BEGIN Provided records

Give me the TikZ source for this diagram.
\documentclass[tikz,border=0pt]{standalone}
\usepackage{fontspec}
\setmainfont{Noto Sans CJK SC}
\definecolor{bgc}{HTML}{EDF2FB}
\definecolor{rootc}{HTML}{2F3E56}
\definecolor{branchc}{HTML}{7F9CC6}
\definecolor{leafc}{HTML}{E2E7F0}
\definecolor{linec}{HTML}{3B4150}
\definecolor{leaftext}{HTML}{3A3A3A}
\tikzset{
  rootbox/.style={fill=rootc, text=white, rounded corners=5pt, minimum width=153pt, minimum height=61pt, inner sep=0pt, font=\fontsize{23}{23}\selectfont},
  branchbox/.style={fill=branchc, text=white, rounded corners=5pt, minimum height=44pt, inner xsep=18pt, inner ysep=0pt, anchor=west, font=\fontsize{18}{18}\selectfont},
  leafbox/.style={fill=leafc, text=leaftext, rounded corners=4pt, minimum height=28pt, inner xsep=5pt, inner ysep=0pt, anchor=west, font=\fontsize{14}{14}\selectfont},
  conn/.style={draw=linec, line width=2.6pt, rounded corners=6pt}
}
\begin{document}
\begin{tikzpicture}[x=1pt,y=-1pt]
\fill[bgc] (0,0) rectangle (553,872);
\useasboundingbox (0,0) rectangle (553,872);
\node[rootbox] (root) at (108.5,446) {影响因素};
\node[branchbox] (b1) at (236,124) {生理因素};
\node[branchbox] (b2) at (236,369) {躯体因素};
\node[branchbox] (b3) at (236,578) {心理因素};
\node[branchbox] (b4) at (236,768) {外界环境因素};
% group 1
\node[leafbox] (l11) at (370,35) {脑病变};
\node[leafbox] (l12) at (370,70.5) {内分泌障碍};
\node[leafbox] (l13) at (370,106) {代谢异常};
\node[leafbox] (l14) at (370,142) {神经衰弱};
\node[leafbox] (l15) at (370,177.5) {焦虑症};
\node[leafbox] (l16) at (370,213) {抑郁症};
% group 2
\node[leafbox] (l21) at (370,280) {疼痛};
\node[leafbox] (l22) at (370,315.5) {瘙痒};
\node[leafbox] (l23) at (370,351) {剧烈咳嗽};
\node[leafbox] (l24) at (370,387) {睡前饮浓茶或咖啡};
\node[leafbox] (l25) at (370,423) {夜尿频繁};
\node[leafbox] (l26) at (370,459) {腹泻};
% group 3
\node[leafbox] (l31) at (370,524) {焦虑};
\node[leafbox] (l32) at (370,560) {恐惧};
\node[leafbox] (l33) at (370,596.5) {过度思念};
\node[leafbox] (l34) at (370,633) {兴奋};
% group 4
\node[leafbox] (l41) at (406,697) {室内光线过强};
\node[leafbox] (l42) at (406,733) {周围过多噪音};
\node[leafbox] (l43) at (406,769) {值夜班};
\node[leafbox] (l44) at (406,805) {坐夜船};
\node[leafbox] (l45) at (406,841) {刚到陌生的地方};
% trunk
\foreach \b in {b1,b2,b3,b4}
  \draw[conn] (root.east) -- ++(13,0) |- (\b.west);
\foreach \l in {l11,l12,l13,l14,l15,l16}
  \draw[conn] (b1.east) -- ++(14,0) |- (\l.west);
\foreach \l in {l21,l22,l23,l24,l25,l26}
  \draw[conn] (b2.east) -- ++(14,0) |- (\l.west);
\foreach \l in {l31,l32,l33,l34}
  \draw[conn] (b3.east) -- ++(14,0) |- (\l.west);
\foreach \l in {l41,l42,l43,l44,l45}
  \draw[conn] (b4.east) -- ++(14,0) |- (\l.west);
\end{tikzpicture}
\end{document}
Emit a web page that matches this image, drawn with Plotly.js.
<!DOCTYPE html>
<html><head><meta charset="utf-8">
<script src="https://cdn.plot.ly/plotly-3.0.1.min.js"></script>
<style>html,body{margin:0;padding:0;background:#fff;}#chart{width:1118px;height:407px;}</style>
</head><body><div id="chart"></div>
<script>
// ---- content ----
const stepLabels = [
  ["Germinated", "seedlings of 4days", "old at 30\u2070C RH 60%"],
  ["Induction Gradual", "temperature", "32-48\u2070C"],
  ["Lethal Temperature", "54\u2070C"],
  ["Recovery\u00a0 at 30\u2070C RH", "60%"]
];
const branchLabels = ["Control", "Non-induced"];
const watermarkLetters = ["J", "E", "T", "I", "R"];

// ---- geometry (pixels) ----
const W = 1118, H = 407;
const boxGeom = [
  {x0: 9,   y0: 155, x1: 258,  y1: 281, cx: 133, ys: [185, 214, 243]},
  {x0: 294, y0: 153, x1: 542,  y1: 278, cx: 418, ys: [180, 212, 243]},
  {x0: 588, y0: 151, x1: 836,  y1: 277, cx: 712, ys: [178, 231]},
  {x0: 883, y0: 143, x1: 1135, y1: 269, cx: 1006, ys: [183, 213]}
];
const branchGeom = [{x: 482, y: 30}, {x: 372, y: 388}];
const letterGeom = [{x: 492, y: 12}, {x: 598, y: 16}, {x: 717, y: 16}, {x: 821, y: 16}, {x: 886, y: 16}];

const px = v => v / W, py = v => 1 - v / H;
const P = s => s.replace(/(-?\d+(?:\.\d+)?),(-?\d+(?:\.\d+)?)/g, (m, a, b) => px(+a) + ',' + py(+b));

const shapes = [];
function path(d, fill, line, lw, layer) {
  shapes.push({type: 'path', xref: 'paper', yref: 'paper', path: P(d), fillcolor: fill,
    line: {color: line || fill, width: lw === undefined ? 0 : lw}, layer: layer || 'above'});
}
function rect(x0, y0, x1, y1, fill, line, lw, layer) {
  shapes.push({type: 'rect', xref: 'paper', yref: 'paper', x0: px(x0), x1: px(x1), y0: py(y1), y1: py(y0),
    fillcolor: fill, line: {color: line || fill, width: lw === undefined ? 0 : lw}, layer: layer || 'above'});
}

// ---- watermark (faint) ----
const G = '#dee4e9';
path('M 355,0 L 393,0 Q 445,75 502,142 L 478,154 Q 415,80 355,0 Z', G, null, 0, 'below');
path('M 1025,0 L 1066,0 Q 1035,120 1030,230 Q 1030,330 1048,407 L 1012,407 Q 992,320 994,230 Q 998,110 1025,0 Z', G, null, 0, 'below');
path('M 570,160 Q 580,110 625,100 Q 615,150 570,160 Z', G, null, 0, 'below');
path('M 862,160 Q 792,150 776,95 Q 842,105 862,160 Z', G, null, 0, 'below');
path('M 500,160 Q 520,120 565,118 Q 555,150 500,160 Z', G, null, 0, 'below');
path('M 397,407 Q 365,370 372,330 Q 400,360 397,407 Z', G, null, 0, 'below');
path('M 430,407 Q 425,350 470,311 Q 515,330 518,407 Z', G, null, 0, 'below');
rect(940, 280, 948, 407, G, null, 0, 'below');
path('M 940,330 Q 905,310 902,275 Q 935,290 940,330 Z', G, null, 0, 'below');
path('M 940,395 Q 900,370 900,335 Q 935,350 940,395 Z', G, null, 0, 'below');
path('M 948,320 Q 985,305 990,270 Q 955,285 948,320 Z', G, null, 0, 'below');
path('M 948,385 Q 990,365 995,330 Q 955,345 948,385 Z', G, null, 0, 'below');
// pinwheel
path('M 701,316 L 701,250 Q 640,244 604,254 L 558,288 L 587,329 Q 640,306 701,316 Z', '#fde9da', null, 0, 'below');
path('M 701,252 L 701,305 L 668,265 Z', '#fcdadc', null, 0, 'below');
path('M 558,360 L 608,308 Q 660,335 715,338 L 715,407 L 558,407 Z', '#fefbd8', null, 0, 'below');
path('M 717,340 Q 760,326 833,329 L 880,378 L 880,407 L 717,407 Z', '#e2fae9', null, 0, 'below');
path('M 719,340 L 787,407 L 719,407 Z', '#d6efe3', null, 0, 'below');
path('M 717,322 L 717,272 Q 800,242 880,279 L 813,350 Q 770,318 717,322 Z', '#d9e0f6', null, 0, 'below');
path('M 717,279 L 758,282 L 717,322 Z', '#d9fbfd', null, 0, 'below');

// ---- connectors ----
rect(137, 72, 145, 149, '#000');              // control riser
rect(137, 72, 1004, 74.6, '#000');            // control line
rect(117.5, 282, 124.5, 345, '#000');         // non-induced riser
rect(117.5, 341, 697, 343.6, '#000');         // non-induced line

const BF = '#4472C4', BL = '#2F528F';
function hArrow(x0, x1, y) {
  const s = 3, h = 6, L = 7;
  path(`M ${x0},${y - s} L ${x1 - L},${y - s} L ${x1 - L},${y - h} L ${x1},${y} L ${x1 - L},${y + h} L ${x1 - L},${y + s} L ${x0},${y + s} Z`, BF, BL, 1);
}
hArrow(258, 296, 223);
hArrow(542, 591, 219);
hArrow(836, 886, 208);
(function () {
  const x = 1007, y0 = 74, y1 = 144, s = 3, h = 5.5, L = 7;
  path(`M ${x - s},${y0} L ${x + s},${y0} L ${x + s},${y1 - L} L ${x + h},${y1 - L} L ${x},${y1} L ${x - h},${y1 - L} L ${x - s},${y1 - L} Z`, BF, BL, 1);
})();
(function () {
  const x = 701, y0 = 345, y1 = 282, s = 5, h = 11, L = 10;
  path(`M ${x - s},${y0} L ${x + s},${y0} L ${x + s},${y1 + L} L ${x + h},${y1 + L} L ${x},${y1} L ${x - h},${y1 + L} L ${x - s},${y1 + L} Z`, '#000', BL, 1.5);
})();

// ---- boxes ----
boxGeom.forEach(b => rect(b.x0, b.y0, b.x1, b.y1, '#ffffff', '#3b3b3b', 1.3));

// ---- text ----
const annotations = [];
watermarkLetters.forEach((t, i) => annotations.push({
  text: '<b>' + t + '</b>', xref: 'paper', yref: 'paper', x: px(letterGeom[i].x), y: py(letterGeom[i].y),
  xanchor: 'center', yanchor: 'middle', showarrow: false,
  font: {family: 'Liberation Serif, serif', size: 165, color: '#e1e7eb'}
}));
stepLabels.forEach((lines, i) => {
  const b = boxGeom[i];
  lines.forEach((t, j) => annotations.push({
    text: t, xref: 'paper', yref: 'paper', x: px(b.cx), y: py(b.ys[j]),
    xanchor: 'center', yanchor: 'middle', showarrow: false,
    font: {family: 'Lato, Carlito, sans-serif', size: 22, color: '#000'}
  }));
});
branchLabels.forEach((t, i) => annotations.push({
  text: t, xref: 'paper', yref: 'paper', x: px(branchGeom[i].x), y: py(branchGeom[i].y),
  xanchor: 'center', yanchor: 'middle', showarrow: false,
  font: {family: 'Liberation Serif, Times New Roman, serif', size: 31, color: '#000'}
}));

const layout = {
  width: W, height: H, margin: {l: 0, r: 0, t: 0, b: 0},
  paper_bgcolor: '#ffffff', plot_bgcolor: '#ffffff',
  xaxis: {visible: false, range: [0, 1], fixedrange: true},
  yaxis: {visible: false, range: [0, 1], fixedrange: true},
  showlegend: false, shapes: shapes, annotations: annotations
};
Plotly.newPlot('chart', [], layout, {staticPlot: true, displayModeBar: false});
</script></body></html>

END Provided records

**What you need to do**
Scan the listing above for the word "this" and copy every line that holds it.

**Solved exercise**
Give me the TikZ source for this diagram.
Emit a web page that matches this image, drawn with Plotly.js.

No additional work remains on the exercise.